Tin Cup

Der mit dem Golfball schlenzt

Von Günter H. Jekubzik

Kevin Costner ist wieder im Spiel - diesmal nicht als "Robin Hood", "Bodyguard" oder als "Waterworld"-Superman. Costner macht das, womit Kaiser Beckenbauer oder Präsident Bush sich das Ende ihrer Karrieren vertreiben: Er spielt Golf. Es hört sich albern an und ist in "Tin Cup" auch im besten Sinne komisch.

Am Rande der texanischen Provinz, wo sich die Gürteltiere Gutenacht sagen, hängt Roy 'Tin Cup' McAvoy zwischen Abschlagplatz und Clubkneipe herum. Sein heruntergekommenes Golfcenter muß er der Ex-Frau überschreiben und David Simms (Don Johnson), der große Rivale aus besseren Zeiten, bietet Roy einen Job beim nächsten Turnier an - als Caddy. Da muß erst die Psychologin Molly Griswold (Rene Russo) eine Golfstunde nehmen, um 'Tin Cup' aus der Lethargie des Looser-Lebens zu reißen.

Der erste Abschlag gerät zum Schlagabtausch und komischen Höhepunkt. Roy gibt einige einfältige Golfpoetik zum Besten. Die intelligente Molly trifft immer die bessere Pointe aber nie den Ball. Im Clubhaus begutachten die Saufkumpels Schlag- und Anmach-Technik. Da der geniale Golfer soviel ungeschickter Anmut auf Anhieb verfällt, läßt der Gegenbesuch nicht lange auf sich warten. In Mollys Praxis versucht sich ein jungenhaft verliebter Roy in den Anfängen der Psychoanalyse, um mit einer Liebeserklärung zu stranden. Weil der eklige David Simms zur Zeit Mollys Partner ist, muß Roy ihn schlagen. Am besten bei den U.S. Open, dem wichtigsten Golfturnier der Welt. Die an Roys rauhen Reizen nicht uninteressierte Psychologin bietet - im Austausch fürs Golftraining - sogar ihre mentale Beratung an. Denn das große Problem bei Roys gescheiterter Karriere war immer, daß er sein überragendes Können beweisen mußte. Für einen scheinbar unmöglichen Schlag geht er volles Risiko, anstatt mit sicherem Spiel den einfachen Sieg zu kassieren.
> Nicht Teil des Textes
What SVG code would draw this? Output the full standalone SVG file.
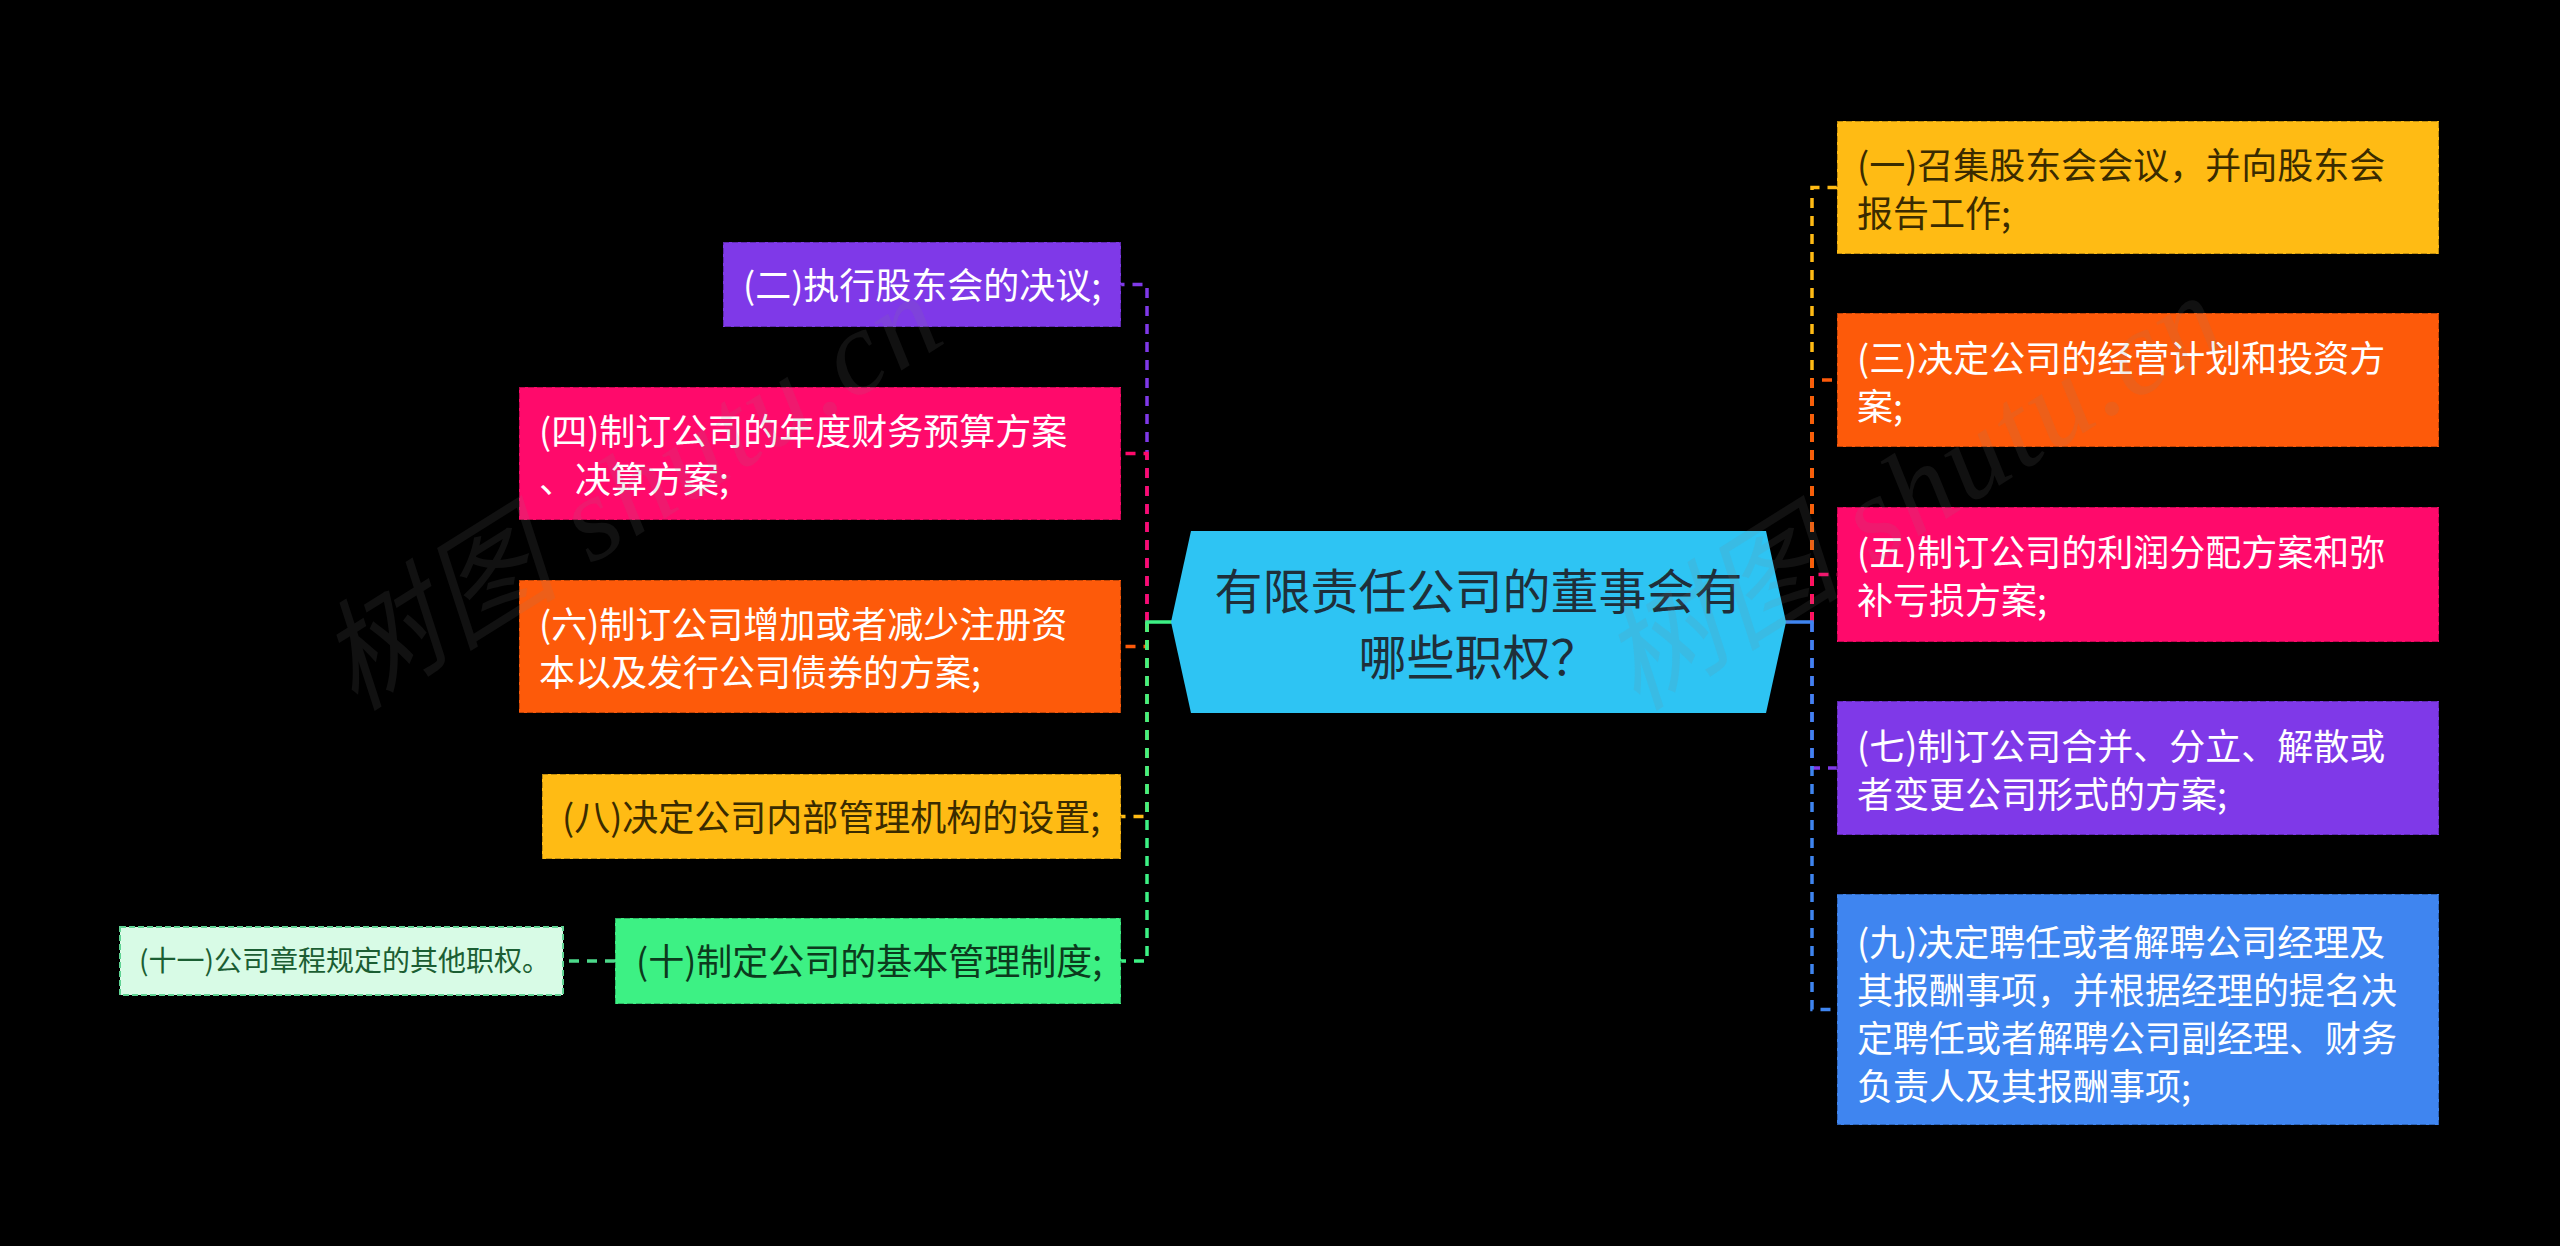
<svg xmlns="http://www.w3.org/2000/svg" width="2560" height="1246" viewBox="0 0 2560 1246">
<style>
.bg{fill:#000}
.box{stroke:rgba(0,0,0,0.25);stroke-width:2;stroke-dasharray:6 3}
.t{font-family:"Noto Sans CJK SC","Noto Sans",sans-serif;font-size:36px}
.w{fill:#ffffff}
.dk{fill:#3a2b00}
.gd{fill:#0c3a1d}
.con{fill:none;stroke-width:3.5;stroke-dasharray:10 8}
.solid{fill:none;stroke-width:3.5}
.wm{font-family:"Liberation Serif","Noto Sans CJK SC",serif;font-size:120px;font-style:italic;fill:#808080;fill-opacity:0.13}
</style>
<rect class="bg" x="0" y="0" width="2560" height="1246"/>

<g id="connectors">
  <path class="con" stroke="#FFBB14" d="M1812 622 L1812 187.5 L1837 187.5"/>
  <path class="con" stroke="#FD5A0A" d="M1812 622 L1812 380 L1837 380"/>
  <path class="con" stroke="#FF0A6B" d="M1812 622 L1812 574.5 L1837 574.5"/>
  <path class="con" stroke="#7F39E8" d="M1812 622 L1812 768 L1837 768"/>
  <path class="con" stroke="#3F85F0" d="M1812 622 L1812 1009.5 L1837 1009.5"/>
  <path class="solid" stroke="#3F85F0" d="M1784 622 L1813.7 622"/>
  <path class="con" stroke="#7F39E8" d="M1147 622 L1147 284.5 L1121 284.5"/>
  <path class="con" stroke="#FF0A6B" d="M1147 622 L1147 453.5 L1121 453.5"/>
  <path class="con" stroke="#FD5A0A" d="M1147 622 L1147 646.5 L1121 646.5"/>
  <path class="con" stroke="#FFBB14" d="M1147 622 L1147 816.5 L1121 816.5"/>
  <path class="con" stroke="#3DF184" d="M1147 622 L1147 961 L1121 961"/>
  <path class="solid" stroke="#3DF184" d="M1173 622 L1145.3 622"/>
  <path class="con" stroke="#4CD98A" d="M615 961 L563 961"/>
</g>

<g id="center">
  <polygon points="1171,622 1191,531 1766,531 1786,622 1766,713 1191,713" fill="#2EC4F3"/>
  <text x="1478.5" y="609" text-anchor="middle" style="font-family:'Noto Sans CJK SC','Noto Sans',sans-serif;font-size:48px" fill="#1f2f3a">有限责任公司的董事会有</text>
  <text x="1478.5" y="675" text-anchor="middle" style="font-family:'Noto Sans CJK SC','Noto Sans',sans-serif;font-size:48px" fill="#1f2f3a">哪些职权？</text>
</g>

<g id="n1">
  <rect class="box" x="1837" y="121" width="602" height="133" fill="#FFBB14"/>
  <text class="t dk" x="1857" y="179">(一)召集股东会会议，并向股东会</text>
  <text class="t dk" x="1857" y="227">报告工作;</text>
</g>
<g id="n3">
  <rect class="box" x="1837" y="313" width="602" height="134" fill="#FD5A0A"/>
  <text class="t w" x="1857" y="371.5">(三)决定公司的经营计划和投资方</text>
  <text class="t w" x="1857" y="419.5">案;</text>
</g>
<g id="n5">
  <rect class="box" x="1837" y="507" width="602" height="135" fill="#FF0A6B"/>
  <text class="t w" x="1857" y="566">(五)制订公司的利润分配方案和弥</text>
  <text class="t w" x="1857" y="614">补亏损方案;</text>
</g>
<g id="n7">
  <rect class="box" x="1837" y="701" width="602" height="134" fill="#7F39E8"/>
  <text class="t w" x="1857" y="760">(七)制订公司合并、分立、解散或</text>
  <text class="t w" x="1857" y="808">者变更公司形式的方案;</text>
</g>
<g id="n9">
  <rect class="box" x="1837" y="894" width="602" height="231" fill="#3F85F0"/>
  <text class="t w" x="1857" y="956">(九)决定聘任或者解聘公司经理及</text>
  <text class="t w" x="1857" y="1004">其报酬事项，并根据经理的提名决</text>
  <text class="t w" x="1857" y="1052">定聘任或者解聘公司副经理、财务</text>
  <text class="t w" x="1857" y="1100">负责人及其报酬事项;</text>
</g>

<g id="n2">
  <rect class="box" x="723" y="242" width="398" height="85" fill="#7F39E8"/>
  <text class="t w" x="743" y="299">(二)执行股东会的决议;</text>
</g>
<g id="n4">
  <rect class="box" x="519" y="387" width="602" height="133" fill="#FF0A6B"/>
  <text class="t w" x="539" y="445">(四)制订公司的年度财务预算方案</text>
  <text class="t w" x="539" y="493">、决算方案;</text>
</g>
<g id="n6">
  <rect class="box" x="519" y="580" width="602" height="133" fill="#FD5A0A"/>
  <text class="t w" x="539" y="638">(六)制订公司增加或者减少注册资</text>
  <text class="t w" x="539" y="686">本以及发行公司债券的方案;</text>
</g>
<g id="n8">
  <rect class="box" x="542" y="774" width="579" height="85" fill="#FFBB14"/>
  <text class="t dk" x="562" y="831">(八)决定公司内部管理机构的设置;</text>
</g>
<g id="n10">
  <rect class="box" x="615" y="918" width="506" height="86" fill="#3DF184"/>
  <text class="t gd" x="636" y="975">(十)制定公司的基本管理制度;</text>
</g>
<g id="n11">
  <rect x="120" y="927" width="443" height="68" fill="#D8FBE6" stroke="#5fd393" stroke-width="2" stroke-dasharray="6 3"/>
  <text x="139" y="971" style="font-family:'Noto Sans CJK SC','Noto Sans',sans-serif;font-size:28px" fill="#1b5e33">(十一)公司章程规定的其他职权。</text>
</g>

<g id="watermark">
  <text class="wm" transform="translate(355 712) rotate(-32)" textLength="700" lengthAdjust="spacing">树图 shutu.cn</text>
  <text class="wm" transform="translate(1637 712) rotate(-32)" textLength="700" lengthAdjust="spacing">树图 shutu.cn</text>
</g>
</svg>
Schon einmal zeigte Kevin Costner mit Regisseur Ron Shelton seine komischen Talente - im Baseball-Film "Bull Durham". Sein Roy ist wieder ein einfacher, aber netter Kerl unter den Männern, die alle etwas dümmlich wegkommen. Als Roy und sein Schlagtrainer Romeo herausfinden, daß Roys "Denken ihn beim Spiel behindert hat", kontert dieser erstaunt: "Das passiert mir selten." Auch ein ernstes Beziehungsgespräch gestaltet sich mit albernen Golfattributen vor Nase und Bauch doch viel aufgelockerter. So ist auch "Tin Cup" ein netter, charmanter Film. Costner meistert den humorvollen Part mit sichtbarem Vergnügen. Grandios, wie er mit einem Eimer voller Gartengeräte souverän einlocht und dem ungläubigen Gegner 400 Dollar abnimmt. Damit kann er endlich die eigenen Schläger auslösen, die sich jedoch nicht lange der Freiheit erfreuen. Während eines Disputs mit seinem Caddy Romeo (Cheech Marin als perfekter Komik-Partner) bricht Roy sie über's Knie und gewinnt trotzdem mit nur einem Siebener Eisen das Turnier.

Die romantische Handlung von "Tin Cup" hat zwar nicht den perfekten Drive, dafür werden die meisten Gags zielsicher eingelocht. Am Ende droht ein typisches Sportfinale mit dem Geblubber berühmter amerikanischer, hier unbekannter Journalisten. Dazu gibt es den klassischen Kampf von Underdog gegen Siegertyp. Doch auch hier bleibt "Tin Cup" überraschend und Roy schließt mit Stil ab.

USA 1996 (Tin Cup) Regie Ron Shelton, mit Kevin Costner, Rene Russo, Cheech Marin, Don Johnson, 133 Min.